The region’s growing industrial demands and commercial transport needs have made Automotive Gas Oil (AGO) a critical energy source, powering businesses across West Africa. AGO accounts for approximately 40% of Nigeria’s petroleum consumption.
According to the latest shipping data from Blueseas Maritime Services, an intricate schedule of tankers transporting AGO ensures that supply meets the region’s surging demand. Vessels carrying substantial quantities of AGO, ranging from 5,000 MT to 50,000 MT, are efficiently moving through Nigeria’s major ports and private jetties.
Dangote Refinery is at the forefront of these operations, serving as a central hub for AGO production and supply. With a refining capacity of 650,000 barrels per day, Dangote Refinery is poised to significantly reduce Nigeria’s reliance on imported fuel.
Tankers such as Wakili, St Nenne, and Stellar are scheduled to load large quantities of AGO from Dangote, illustrating the refinery’s pivotal role in maintaining energy security across West Africa.
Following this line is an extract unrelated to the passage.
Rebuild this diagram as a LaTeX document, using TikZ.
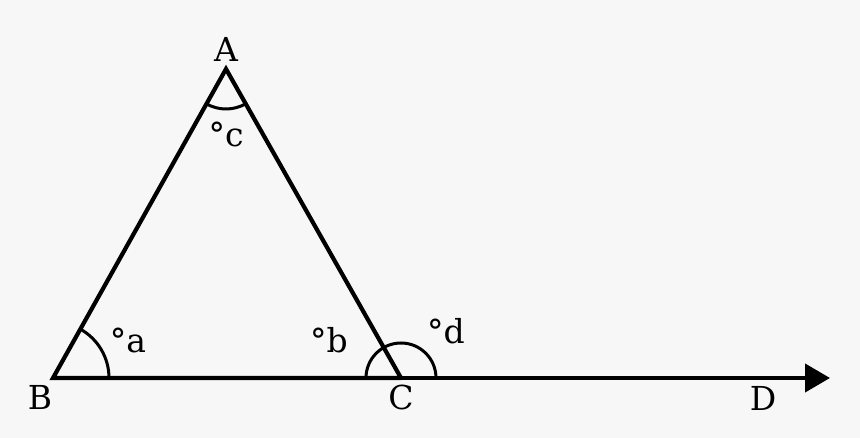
\documentclass[tikz,border=0pt]{standalone}
\usepackage{fontspec}
\setmainfont{DejaVu Serif}
\usetikzlibrary{arrows.meta,positioning,calc}

\begin{document}
\begin{tikzpicture}[x=1pt,y=1pt,
    line/.style={line width=4.2pt},
    angle/.style={line width=3pt},
    lbl/.style={font=\fontsize{33}{38}\selectfont,anchor=base,inner sep=0pt}]
  \fill[gray!6] (0,0) rectangle (860,438);
  \useasboundingbox (0,0) rectangle (860,438);
  \coordinate (B) at (53,60);
  \coordinate (C) at (401,60);
  \coordinate (A) at (226,369);
  \coordinate (D) at (830,60);
  % triangle and the ray
  \draw[line,line join=miter] (C) -- (A) -- (B) -- (C);
  \draw[line,-{Triangle[length=25pt,width=28pt]}] (C) -- (D);
  % angles
  \draw[angle] ($(B)+(56,0)$) arc[start angle=0,end angle=60.75,radius=56];
  \draw[angle] ($(C)+(35,0)$) arc[start angle=0,end angle=180,radius=35];
  \draw[angle] ($(A)+(240.75:40)$) arc[start angle=240.75,end angle=299.5,radius=40];
  % labels
  \node[lbl] (la) at (226,376) {A};
  \node[lbl] (lb) at (40,28) {B};
  \node[lbl] (lc) at (401,28) {C};
  \node[lbl] (ld) at (763,27) {D};
  \node[lbl] (aa) at (128,85) {°a};
  \node[lbl] (ab) at (329,85) {°b};
  \node[lbl] (ac) at (226,291) {°c};
  \node[lbl] (ad) at (446,94) {°d};
\end{tikzpicture}
\end{document}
Wakili is set to load a massive 50,000 MT of AGO, underscoring the refinery’s capacity to handle large-scale exports.
St Nenne, carrying 8,000 MT of AGO alongside Jet A1, is awaiting clearance for discharge at Ibafon Jetty after loading from Dangote. Other vessels, such as Ashabi, are strategically using multiple terminals to complete their operations discharging part of their cargo at Menj Jetty after an initial offload at another location.
Private jetties across Lagos, including Menj Jetty, Ibafon Jetty, and Deep Water Jetty, are playing key roles in handling AGO imports. The efficient discharge of AGO from ships like Kowie, carrying 5,000 MT, and Bedford, expected with 16,500 MT, highlights the operational readiness of these terminals.
Industry experts emphasise the importance of efficient port operations and timely clearances in maintaining the smooth flow of AGO. “Any disruption in the supply chain can have far-reaching consequences for the regional economy,” said an industry expert.
The vessel Kowie, which arrived on September 16, was awaiting clearance before beginning its discharge operations on September 23 and is scheduled to complete by September 25. This highlights the need for streamlined regulatory processes to support the growing demand for AGO.
As regional demand for AGO increases, so does the scale of shipments. Vessels such as PS Singapore and Wakili are expected to transport over 40,000 MT of AGO each, a shift towards larger volume deliveries. These larger cargoes signal a growing appetite for diesel fuel, crucial for supporting West Africa’s expanding industrial and transportation sectors.
Coordination at sea remains equally important, with vessels like Stellar and St. Nenne anchored before receiving their berthing assignments. This strategic planning ensures minimal delays and maximises terminal utilisation.
While some challenges persist, such as vessels awaiting clearance to begin discharging, these delays are often mitigated through strategic anchorage. The industry continues to innovate in optimizing port use and distribution.
For instance, the practice of staggered discharges across multiple jetties allows operators like Ashabi to maximise efficiency, delivering 20,000 MT of AGO in phases to different terminals.
With Dangote Refinery emerging as a major supplier, and jetties in Lagos and beyond managing increased volumes, West Africa’s AGO supply chain is poised for continued growth. The efficient scheduling and discharge processes observed in the region’s key terminals demonstrate a robust logistical framework capable of meeting future energy needs.
As demand for energy grows, West Africa’s efficient AGO operations could serve as a blueprint for other regions looking to streamline their fuel supply chains.